The cadence of one of my translated sentences yesterday reminded me about the fate of old golfers, and I could not remember whether real men eat quiche or not. If the truth be told, I was not entirely sure if Kisch was involved. That advice about sounding out the word in your head in order to figure out how to spell it does not always work. On the quiche spelling question, I was insufficiently motivated to find out when I typed it yesterday, much to my subsequent chagrin.
What I did search for were sayings beginning with the words, “Old translators never die”, as I remembered an excellent one quoted in a ProZ forum discussion by Danish to English translator, Christine Andersen, “Old translators never die… they move into the Tower of Babel”.
Two days ago, the television announced that it was World Food Day, while my laptop informed me that this clashed somewhat with International Dictionary Day. I made the comment on Facebook that it was unfair to make me choose between the two. My dear sister replied that it was lucky that I had “already swallowed a dictionary” and therefore “have experience of combining the two”. It is this sort of thing which makes the quip attributed to Roy Cochrun, “Old translators never die, they just stop buying dictionaries” hit home in a personal way. I would like to amend this saying to, “Old translators never die; they just keep swallowing dictionaries.”
These last two, of course, merely serve to perpetuate the erroneous assumption that all you need to produce a good translation are a couple of dictionaries. This myth goes hand in hand with the oddity of the phenomenon that those who are most vocal in complaining about low rates may well be the very translators accepting them.
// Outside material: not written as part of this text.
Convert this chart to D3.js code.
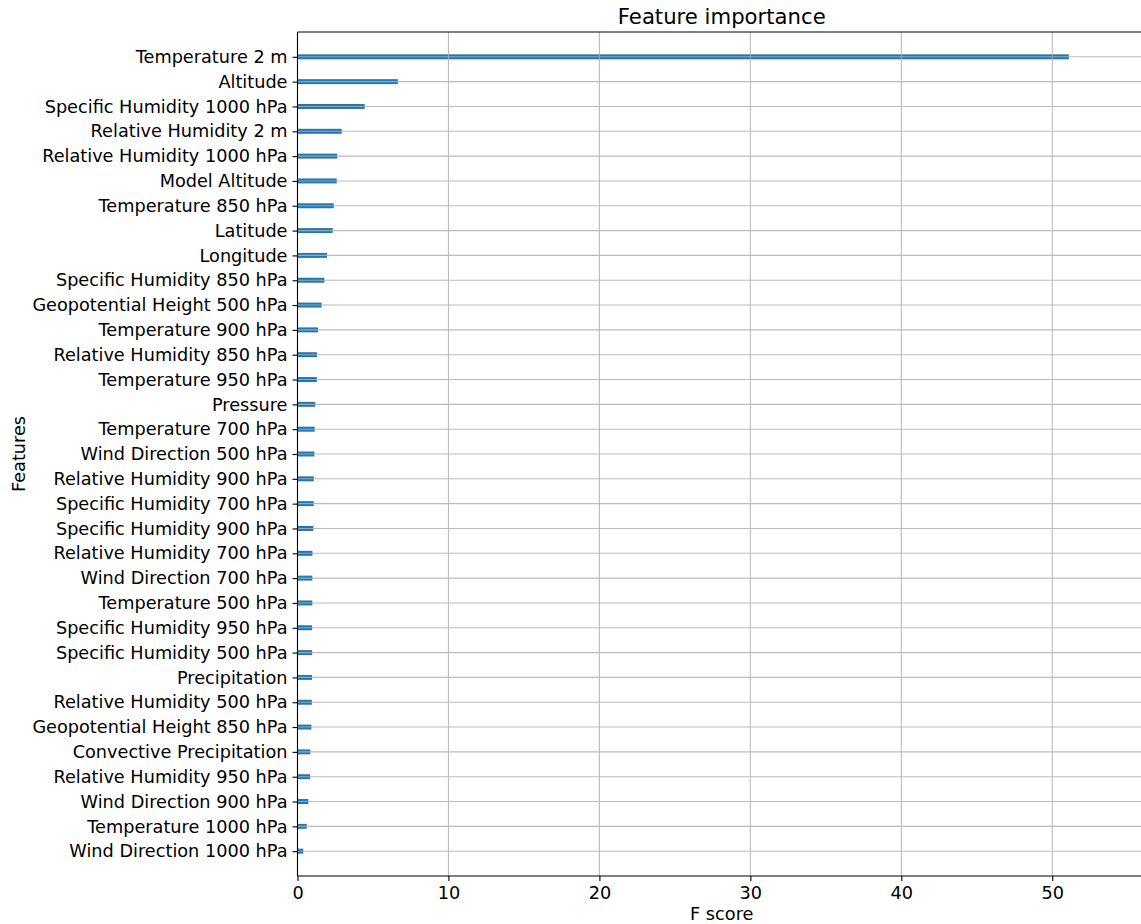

Chris Durban of Fire Ant and Worker Bee is of the view that “Old translators never die, they just rant on” is an apt aphorism for those who fall into this category.
Lanna Castellano is credited with having said, “Old translators never die, they just meet their final deadline”. I bet there are some translators out there who would postpone their own death to meet a deadline, if they could. As Aurora Humarán observes, it is still not certain who the Final Client will be.
You can give yourself one of my hitherto unannounced “best grammatical friend” awards if you were irked by the differences in the punctuation of the four sayings highlighted in purple above. You can add a gold rosette to that if you come up with an “Old translators never die…” quip which makes me laugh.